There’s no guarantee that an AT&T/DirecTV deal will be perceived as a horizontal takeover, said Bert Foer, American Antitrust Institute president. “Comcast is mostly vertical,” he said of its buying Time Warner Cable. “If DirecTV is perceived as a totally different channel of communication from anything that AT&T can do, then you've got a merger that arguably is not horizontal.” AT&T and DirecTV had no comment.

It appears AT&T/DirecTV would be approved, but “it’s not a lock,” said Paul Gallant, a Guggenheim Partners analyst. “It would take a serious competitor out of the market, which in pure antitrust terms, makes it more problematic than Comcast-Time Warner Cable.” Sprint/T-Mobile likely would face an uphill battle, he said. “There are probably solid arguments for the merger, but I think regulators would be reluctant to disrupt what looks like real pro-consumer momentum in wireless."

An AT&T takeover of DirecTV is more complementary than the other two deals, said Francesco Radicati, an Informa Telecoms & Media analyst. Regarding Comcast/Time Warner Cable and Sprint/T-Mobile, “it really is one competitor absorbing a very similar player, despite how Comcast has been positioning TWC as not directly competing with it in any markets.” The AT&T deal is about strengthening its offering in an area where it’s weak, he said. It likely will be much easier to convince antitrust reviewers to approve the deal, “because the merged company would actually be a better counterweight to players like Comcast” and would result in consumers in more states having more TV and broadband options, he said. AT&T and DirecTV don’t own content subsidiaries, “so there are fewer questions about the merged entity’s bargaining leverage against other TV companies,” he added.

With other deals present, the timing is good for an AT&T/DirecTV deal, another antitrust attorney said. Comcast has “the most deal risk,” among the three deals, he said. If Comcast/Time Warner Cable is approved, AT&T and DirecTV can argue that they have fewer video subscribers than the new Comcast, and so their deal should be approved, he said. Antitrust agencies will probably focus more on the horizontal aspects when analyzing the AT&T deal, he added: “AT&T isn’t gobbling up a huge direct competitor like it was when it pursued T-Mobile” in 2011.

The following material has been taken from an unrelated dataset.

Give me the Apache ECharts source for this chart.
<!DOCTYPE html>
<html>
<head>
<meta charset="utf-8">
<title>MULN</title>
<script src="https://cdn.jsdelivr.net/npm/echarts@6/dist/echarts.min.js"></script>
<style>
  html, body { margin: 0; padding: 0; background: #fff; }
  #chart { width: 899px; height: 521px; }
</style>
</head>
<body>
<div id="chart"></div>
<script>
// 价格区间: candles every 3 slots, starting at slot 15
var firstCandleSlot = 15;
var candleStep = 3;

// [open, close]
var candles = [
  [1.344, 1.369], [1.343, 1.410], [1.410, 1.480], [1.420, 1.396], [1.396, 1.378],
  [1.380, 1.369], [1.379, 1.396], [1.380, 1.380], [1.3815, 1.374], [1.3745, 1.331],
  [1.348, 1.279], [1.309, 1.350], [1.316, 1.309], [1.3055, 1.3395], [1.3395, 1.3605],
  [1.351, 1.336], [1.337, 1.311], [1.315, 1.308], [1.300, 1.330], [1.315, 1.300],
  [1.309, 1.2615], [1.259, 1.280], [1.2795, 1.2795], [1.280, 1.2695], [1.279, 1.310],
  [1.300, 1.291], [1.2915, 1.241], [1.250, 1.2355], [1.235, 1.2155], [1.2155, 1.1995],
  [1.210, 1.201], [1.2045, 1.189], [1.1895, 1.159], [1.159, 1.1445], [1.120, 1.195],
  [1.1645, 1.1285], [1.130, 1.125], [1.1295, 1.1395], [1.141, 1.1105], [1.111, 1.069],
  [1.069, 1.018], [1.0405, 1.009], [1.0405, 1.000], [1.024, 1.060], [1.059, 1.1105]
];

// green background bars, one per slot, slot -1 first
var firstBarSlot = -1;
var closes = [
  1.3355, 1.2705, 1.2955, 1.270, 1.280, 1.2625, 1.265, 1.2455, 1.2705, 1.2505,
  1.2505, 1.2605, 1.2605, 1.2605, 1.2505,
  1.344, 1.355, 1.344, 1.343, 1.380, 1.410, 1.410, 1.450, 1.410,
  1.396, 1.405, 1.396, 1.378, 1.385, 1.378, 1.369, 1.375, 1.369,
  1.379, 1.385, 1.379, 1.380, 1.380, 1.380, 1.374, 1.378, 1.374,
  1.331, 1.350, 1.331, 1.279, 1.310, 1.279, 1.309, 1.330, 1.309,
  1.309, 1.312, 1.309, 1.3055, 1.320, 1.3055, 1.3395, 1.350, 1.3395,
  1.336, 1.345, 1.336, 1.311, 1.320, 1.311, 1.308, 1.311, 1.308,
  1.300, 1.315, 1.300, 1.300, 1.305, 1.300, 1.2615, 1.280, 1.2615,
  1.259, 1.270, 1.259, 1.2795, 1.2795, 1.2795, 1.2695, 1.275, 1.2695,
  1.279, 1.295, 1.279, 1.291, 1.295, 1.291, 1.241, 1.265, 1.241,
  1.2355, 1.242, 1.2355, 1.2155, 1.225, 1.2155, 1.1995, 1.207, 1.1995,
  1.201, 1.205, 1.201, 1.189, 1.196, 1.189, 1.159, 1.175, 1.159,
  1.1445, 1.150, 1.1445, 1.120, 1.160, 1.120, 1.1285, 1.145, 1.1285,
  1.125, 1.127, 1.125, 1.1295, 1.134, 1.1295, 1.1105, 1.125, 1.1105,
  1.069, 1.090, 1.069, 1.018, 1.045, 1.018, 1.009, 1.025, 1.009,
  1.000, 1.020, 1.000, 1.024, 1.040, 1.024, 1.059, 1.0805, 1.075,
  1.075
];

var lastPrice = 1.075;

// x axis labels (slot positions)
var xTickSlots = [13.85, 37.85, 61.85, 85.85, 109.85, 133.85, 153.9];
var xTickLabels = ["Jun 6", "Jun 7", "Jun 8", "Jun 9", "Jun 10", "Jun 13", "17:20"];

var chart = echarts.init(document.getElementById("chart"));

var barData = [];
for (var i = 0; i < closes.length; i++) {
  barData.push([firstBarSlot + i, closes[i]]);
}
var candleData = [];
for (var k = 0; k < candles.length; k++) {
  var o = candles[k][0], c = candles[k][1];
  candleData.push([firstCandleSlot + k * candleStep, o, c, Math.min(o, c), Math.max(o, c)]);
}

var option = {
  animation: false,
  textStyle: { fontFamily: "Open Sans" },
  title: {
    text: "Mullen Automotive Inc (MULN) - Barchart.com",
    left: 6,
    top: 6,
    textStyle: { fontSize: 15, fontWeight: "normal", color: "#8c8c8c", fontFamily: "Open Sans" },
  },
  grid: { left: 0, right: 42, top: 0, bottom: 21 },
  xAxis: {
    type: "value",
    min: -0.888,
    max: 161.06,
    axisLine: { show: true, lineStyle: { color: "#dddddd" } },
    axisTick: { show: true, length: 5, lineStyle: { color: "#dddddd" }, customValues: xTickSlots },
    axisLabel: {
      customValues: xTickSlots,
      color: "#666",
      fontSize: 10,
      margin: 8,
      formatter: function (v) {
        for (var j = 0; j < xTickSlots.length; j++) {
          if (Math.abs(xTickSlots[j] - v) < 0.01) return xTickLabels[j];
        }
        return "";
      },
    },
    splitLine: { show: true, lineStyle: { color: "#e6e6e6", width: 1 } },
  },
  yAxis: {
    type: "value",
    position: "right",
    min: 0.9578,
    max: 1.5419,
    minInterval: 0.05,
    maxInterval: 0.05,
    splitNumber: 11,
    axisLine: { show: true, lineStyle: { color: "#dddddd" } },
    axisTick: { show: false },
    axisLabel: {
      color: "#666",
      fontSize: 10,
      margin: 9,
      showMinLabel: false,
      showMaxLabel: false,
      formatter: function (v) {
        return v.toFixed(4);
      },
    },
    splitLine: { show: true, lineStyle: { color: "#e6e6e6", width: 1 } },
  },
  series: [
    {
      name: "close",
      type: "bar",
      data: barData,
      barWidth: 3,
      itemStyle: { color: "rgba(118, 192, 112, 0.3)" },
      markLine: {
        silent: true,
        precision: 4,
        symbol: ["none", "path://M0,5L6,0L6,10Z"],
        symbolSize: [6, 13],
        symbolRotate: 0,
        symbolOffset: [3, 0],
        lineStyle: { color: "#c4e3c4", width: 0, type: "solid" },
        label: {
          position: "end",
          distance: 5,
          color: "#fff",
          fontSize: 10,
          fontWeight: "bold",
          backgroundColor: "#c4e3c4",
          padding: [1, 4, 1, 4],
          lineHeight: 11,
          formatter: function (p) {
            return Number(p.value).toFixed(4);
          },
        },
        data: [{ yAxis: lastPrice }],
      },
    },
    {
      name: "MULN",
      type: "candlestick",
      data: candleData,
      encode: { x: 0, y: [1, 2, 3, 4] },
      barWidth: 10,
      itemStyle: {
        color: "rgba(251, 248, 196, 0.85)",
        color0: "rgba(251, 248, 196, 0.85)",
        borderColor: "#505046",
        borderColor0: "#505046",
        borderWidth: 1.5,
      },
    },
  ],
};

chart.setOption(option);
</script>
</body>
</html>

A deal between AT&T and DirecTV is, at best, an adjacent combination rather than a horizontal one, said Chadbourne & Parke antitrust attorney David Evans. The markets are similar “in that they allow communication and delivery of content to consumers, but do so in very different ways with different content,” he said. The deal could bring communications and content, he said. It “could be a play to be more like Apple, although I don’t think they have the savoir faire to create a competitor to the iTunes environment,” he said of AT&T.

Where AT&T and DirecTV compete, there’s most likely Dish Network and an incumbent cable operator also selling video in the same geographic markets, said the antitrust attorney who may work on any Sprint/T-Mobile deal. Still, a competition issue could remain, Evans said. It’s unknown what AT&T plans to do, “or to what extent AT&T’s new ’system’ will actually compete with cable,” he said. “I don’t think the agencies look at cable and satellite competing significantly when they analyze cable mergers, and so would be skeptical about this particular argument.”